One major contributor to coastal erosion is sand mining. Sand mining is regulated by several laws and guidelines including the Mines and Minerals (Development and Regulation) Act, 1957 and Kerala Minerals (Prevention of Illegal Mining, Storage and Transportation) Rules, 2015. There are also guidelines in place which regulate sand mining. This legal framework provides that a party cannot engage in mining without receiving a license or a lease from the government, and permission from the Kerala Coastal Zone Management Authority (KCZMA) to mine within a CRZ.
While these are meant to be complementary protections, the latter is far easier to circumvent. The KCZMA has granted permission for prohibited activities to take place within the CRZ, despite it being bound to act according to the CRZ Notification, 2011, and failed to respond to the concerns of local citizens and activists regarding the detrimental impacts of the KCZMA’s irregular grant of permission.
Corporate entities are also responsible for circumventing the permission process. Several conflicts in Kerala have arisen because companies did not receive permission from the KCZMA, and yet continued with their construction activities. Thus, the failure of enforcement of regulations in coastal zones is on multiple fronts.
Total number of conflicts: 15
Number of people affected: 58,964
Total land area affected: 9,380 hectares
Total amount of investment pertaining to the land in conflict: INR 112,565 crore
With 10 conflicts beginning during its rule, the incumbent AIADMK government in Tamil Nadu has seen several protests during its decade-long term here. Many conflicts were covered widely in mainstream media such as protests against the Adani port expansion at Kattupalli and demonstrations against Sterlite copper smelter plant in Thoothukudi where 13 people were shot dead by police in 2018. The AIADMK has assured people that it would scrap several of these projects, including expansion of the Adani and Kanyakumari ports, if voted back to power.
Two conflicts have ended – the Madras High Court allowed the takeover of land in Thiruvallur for an Industrial Park, which is now up and running, and the protests in Krishnagiri against land acquisition by SIPCOT have died down.
As the statistics above show, a number of conflicts in Tamil Nadu pertain to irregularities in land acquired by the state government for purposes of industry and infrastructure. The State Industries Promotion Corporation of Tamil Nadu (SIPCOT) is the government entity responsible for the largest number of reported conflicts from Tamil Nadu.
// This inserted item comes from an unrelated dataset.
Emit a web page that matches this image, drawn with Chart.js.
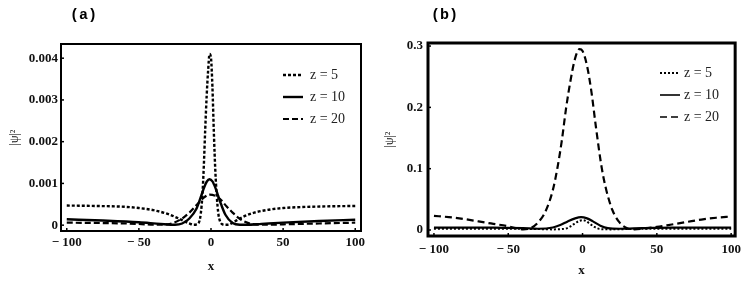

Delay in acquisition is also a common trend across conflicts pertaining to both SIPCOT and other government entities such as the Airports Authority of India. Delay in acquisition further delays the payment of compensation to affected persons, which leads to conflict.
In 2014, the state government attempted to bypass the provisions of the Right to Fair Compensation and Transparency in Land Acquisition, Rehabilitation and Resettlement Act, 2013 in the state by passing an amendment which inserted a Section 105-A to the Act, exempting three state land acquisition legislations from the application of the central Act. This was struck down as unconstitutional by the Madras High Court in 2019. Two weeks after the high court’s decision, the state government passed the Tamil Nadu Land Acquisition Laws Act which sought to revive state land acquisition legislations which had been rendered void on the passage of the 2013 central act. Amongst other things, the 2019 state act effectively excluded the application of a number of stringent requirements under the 2013 act to land acquisition taking place in Tamil Nadu, such as conduction of a Social Impact Assessment prior to acquisition and the requirement of consent of affected parties.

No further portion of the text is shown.